■ **The request**: Repeat the material verbatim. Images are excluded from the copy.

◆ ◆ ◆

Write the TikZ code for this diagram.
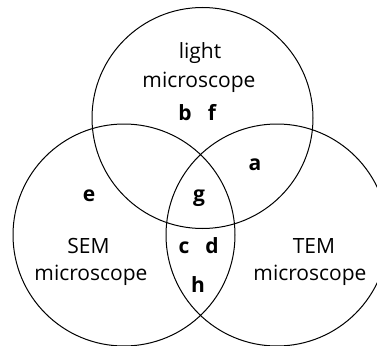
\documentclass[tikz,border=0pt]{standalone}
\usepackage{fontspec}
\setmainfont{Open Sans}
\begin{document}
\begin{tikzpicture}[x=1pt,y=-1pt,
  ring/.style={draw=black,line width=1pt},
  lbl/.style={anchor=base,inner sep=0pt,font=\fontsize{21}{25}\selectfont},
  let/.style={anchor=base,inner sep=0pt,font=\fontsize{21}{25}\selectfont\bfseries}]
\useasboundingbox (0,0) rectangle (377,345);
\clip (0,0) rectangle (377,345);
\draw[ring] (202.5,118) circle (110.5);
\draw[ring] (124,235) circle (111);
\draw[ring] (277,235) circle (111);
\node[lbl] (l1) at (200,59) {light};
\node[lbl] (l2) at (199,87) {microscope};
\node[lbl] (s1) at (88.5,253) {SEM};
\node[lbl] (s2) at (91,280) {microscope};
\node[lbl] (t1) at (314,253) {TEM};
\node[lbl] (t2) at (310,280) {microscope};
\node[let] (b) at (185,120) {b};
\node[let] (f) at (212,120) {f};
\node[let] (a) at (255,170) {a};
\node[let] (e) at (89,201) {e};
\node[let] (g) at (199,201) {g};
\node[let] (c) at (184,253) {c};
\node[let] (d) at (212,253) {d};
\node[let] (h) at (198,292) {h};
\end{tikzpicture}
\end{document}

◆ ◆ ◆

■ **Written answer**:
Write the TikZ code for this diagram.
\documentclass[tikz,border=0pt]{standalone}
\usepackage{fontspec}
\setmainfont{Open Sans}
\begin{document}
\begin{tikzpicture}[x=1pt,y=-1pt,
  ring/.style={draw=black,line width=1pt},
  lbl/.style={anchor=base,inner sep=0pt,font=\fontsize{21}{25}\selectfont},
  let/.style={anchor=base,inner sep=0pt,font=\fontsize{21}{25}\selectfont\bfseries}]
\useasboundingbox (0,0) rectangle (377,345);
\clip (0,0) rectangle (377,345);
\draw[ring] (202.5,118) circle (110.5);
\draw[ring] (124,235) circle (111);
\draw[ring] (277,235) circle (111);
\node[lbl] (l1) at (200,59) {light};
\node[lbl] (l2) at (199,87) {microscope};
\node[lbl] (s1) at (88.5,253) {SEM};
\node[lbl] (s2) at (91,280) {microscope};
\node[lbl] (t1) at (314,253) {TEM};
\node[lbl] (t2) at (310,280) {microscope};
\node[let] (b) at (185,120) {b};
\node[let] (f) at (212,120) {f};
\node[let] (a) at (255,170) {a};
\node[let] (e) at (89,201) {e};
\node[let] (g) at (199,201) {g};
\node[let] (c) at (184,253) {c};
\node[let] (d) at (212,253) {d};
\node[let] (h) at (198,292) {h};
\end{tikzpicture}
\end{document}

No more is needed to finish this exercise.